Exercise task.
Tally the lines in the data that follows that include the word "this", and report nothing but the total.

Data excerpts.
○ ○ ○ ○ ○

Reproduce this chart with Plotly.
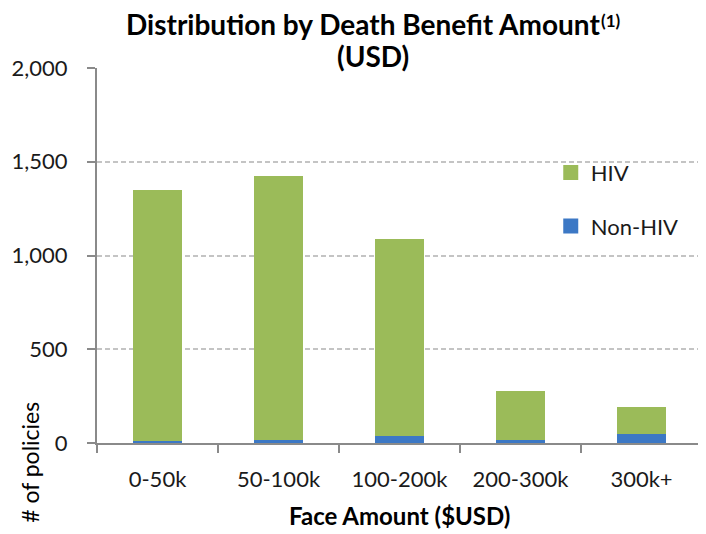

○ ○ ○ ○ ○

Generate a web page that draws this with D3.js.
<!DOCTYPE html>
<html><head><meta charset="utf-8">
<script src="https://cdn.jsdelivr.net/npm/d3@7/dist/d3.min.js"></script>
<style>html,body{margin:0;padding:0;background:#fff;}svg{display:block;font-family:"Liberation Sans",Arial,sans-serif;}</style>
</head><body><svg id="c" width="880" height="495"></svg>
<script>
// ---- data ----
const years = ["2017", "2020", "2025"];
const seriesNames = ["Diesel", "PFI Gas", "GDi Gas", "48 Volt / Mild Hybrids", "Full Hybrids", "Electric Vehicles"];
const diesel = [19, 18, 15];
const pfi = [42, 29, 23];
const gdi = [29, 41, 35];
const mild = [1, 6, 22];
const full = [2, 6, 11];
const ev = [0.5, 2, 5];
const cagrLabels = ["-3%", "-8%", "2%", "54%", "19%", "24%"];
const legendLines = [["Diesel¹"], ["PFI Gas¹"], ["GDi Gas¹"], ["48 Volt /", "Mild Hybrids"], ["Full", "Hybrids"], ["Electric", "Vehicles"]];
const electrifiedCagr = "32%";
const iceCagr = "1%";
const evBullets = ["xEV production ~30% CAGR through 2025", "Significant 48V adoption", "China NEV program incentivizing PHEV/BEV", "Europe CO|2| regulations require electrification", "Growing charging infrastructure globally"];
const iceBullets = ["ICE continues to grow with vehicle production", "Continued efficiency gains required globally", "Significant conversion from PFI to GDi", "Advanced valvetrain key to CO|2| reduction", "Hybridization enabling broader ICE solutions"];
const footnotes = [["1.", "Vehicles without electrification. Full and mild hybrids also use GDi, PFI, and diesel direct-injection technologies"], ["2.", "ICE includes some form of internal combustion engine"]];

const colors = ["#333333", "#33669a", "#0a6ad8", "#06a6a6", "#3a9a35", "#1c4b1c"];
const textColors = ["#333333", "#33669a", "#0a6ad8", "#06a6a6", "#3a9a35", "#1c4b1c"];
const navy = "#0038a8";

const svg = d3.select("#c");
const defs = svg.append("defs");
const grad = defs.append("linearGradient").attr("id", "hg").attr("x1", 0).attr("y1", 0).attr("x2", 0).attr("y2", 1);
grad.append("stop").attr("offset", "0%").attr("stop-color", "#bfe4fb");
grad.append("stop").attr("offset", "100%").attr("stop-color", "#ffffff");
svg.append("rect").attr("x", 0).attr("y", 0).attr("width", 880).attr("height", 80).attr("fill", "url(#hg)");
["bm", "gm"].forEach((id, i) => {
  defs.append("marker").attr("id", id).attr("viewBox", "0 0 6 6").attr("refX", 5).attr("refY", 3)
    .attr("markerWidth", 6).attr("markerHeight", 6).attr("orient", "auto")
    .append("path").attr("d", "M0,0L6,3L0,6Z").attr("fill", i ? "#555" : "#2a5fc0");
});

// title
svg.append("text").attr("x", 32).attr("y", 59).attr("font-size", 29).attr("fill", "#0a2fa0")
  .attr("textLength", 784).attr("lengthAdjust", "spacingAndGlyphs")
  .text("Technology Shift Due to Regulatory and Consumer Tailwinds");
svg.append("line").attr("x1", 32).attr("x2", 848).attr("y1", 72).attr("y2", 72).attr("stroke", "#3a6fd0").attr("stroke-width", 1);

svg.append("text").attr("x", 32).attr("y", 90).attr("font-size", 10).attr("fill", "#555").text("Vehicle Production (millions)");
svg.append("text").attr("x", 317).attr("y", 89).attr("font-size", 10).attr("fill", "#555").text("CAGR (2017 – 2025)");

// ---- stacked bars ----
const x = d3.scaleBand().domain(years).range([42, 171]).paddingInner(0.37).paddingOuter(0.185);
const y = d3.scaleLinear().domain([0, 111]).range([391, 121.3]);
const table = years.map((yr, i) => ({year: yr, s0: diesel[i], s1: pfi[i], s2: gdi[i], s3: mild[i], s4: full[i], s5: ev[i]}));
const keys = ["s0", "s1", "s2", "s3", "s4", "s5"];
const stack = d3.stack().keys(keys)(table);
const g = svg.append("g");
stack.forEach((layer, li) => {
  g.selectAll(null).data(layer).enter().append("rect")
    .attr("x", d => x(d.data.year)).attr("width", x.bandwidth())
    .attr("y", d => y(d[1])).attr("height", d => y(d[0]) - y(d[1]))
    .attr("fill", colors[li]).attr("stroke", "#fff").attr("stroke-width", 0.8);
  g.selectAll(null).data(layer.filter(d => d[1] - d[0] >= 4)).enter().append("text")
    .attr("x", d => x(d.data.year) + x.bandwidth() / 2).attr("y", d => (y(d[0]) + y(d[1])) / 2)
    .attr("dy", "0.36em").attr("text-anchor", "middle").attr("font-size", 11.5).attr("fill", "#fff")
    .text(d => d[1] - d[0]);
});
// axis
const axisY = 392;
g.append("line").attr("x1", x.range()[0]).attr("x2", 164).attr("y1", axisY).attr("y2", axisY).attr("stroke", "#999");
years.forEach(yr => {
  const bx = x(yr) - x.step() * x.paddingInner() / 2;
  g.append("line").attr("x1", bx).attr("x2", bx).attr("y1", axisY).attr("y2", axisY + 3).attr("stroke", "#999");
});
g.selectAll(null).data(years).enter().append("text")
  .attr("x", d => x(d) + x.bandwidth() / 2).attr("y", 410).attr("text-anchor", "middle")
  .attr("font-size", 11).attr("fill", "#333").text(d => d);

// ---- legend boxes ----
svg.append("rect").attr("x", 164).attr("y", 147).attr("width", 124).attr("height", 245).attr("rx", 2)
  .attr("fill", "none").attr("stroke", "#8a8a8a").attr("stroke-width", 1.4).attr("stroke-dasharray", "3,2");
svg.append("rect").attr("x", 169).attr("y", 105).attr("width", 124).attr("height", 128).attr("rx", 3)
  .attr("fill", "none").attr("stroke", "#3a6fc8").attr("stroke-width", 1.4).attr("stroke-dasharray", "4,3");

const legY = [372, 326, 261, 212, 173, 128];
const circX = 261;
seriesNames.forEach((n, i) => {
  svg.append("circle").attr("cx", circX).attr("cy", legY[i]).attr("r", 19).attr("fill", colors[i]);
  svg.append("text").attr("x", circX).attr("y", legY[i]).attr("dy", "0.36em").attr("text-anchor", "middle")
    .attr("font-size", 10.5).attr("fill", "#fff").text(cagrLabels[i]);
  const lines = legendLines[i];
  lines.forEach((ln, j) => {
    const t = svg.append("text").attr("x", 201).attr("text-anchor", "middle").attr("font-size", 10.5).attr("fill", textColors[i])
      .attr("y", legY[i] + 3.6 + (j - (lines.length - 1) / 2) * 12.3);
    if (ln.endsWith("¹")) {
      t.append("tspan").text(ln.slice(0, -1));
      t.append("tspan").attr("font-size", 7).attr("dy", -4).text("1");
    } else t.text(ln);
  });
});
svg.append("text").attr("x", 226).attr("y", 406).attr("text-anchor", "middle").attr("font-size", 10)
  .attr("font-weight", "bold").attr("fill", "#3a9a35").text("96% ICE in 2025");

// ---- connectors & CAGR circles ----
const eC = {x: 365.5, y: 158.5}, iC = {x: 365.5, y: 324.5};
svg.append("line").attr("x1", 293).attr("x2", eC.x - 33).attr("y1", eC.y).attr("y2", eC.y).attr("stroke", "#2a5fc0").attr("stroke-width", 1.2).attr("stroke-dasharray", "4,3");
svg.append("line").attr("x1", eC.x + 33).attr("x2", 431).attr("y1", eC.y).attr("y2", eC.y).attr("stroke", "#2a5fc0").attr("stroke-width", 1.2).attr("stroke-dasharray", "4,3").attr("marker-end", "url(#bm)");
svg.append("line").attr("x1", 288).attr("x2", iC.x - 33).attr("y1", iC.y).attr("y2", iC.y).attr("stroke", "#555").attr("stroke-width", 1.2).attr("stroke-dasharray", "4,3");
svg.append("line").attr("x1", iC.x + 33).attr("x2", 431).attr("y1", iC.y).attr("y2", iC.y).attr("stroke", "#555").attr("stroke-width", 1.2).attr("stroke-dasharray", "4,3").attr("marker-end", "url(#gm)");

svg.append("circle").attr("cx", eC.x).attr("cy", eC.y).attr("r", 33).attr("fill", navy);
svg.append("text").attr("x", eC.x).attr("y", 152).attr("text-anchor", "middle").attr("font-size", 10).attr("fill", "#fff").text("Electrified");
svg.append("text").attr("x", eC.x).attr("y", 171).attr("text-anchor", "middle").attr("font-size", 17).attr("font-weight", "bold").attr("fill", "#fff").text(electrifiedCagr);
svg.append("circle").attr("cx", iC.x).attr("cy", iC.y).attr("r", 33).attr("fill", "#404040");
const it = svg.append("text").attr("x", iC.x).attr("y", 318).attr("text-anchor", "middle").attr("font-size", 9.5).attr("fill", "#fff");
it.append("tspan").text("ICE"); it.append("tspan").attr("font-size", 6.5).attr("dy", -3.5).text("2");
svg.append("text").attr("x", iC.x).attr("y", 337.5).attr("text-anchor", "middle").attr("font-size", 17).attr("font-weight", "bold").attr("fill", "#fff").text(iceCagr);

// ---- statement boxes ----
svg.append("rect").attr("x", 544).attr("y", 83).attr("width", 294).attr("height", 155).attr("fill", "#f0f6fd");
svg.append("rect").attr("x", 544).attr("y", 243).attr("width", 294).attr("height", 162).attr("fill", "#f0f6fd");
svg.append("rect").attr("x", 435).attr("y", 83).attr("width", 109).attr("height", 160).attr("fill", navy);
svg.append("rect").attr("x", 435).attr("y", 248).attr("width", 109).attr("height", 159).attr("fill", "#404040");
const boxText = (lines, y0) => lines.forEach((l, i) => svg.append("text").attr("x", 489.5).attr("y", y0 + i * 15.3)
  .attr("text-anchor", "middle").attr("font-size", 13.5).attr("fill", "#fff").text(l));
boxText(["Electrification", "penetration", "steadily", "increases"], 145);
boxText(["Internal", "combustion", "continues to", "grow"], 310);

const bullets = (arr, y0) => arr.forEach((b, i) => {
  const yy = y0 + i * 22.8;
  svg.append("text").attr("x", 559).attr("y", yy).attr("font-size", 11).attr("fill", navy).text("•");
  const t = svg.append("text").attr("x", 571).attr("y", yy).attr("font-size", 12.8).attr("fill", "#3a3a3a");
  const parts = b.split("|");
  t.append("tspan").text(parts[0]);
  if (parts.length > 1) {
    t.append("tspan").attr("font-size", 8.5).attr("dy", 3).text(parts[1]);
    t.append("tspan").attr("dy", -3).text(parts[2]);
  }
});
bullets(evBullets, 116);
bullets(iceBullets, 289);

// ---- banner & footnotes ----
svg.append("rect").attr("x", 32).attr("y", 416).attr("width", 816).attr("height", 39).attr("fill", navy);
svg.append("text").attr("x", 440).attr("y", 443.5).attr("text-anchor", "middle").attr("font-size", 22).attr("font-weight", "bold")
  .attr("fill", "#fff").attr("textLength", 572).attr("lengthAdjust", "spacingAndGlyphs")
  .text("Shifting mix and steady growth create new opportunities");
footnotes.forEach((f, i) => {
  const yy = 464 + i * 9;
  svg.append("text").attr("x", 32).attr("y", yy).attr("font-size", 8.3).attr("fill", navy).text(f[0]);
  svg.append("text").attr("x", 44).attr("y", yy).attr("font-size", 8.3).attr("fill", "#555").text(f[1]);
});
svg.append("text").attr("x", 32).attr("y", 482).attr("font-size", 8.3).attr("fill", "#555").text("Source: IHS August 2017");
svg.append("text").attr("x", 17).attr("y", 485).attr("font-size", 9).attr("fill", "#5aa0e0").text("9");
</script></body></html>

○ ○ ○ ○ ○

Exercise response.
2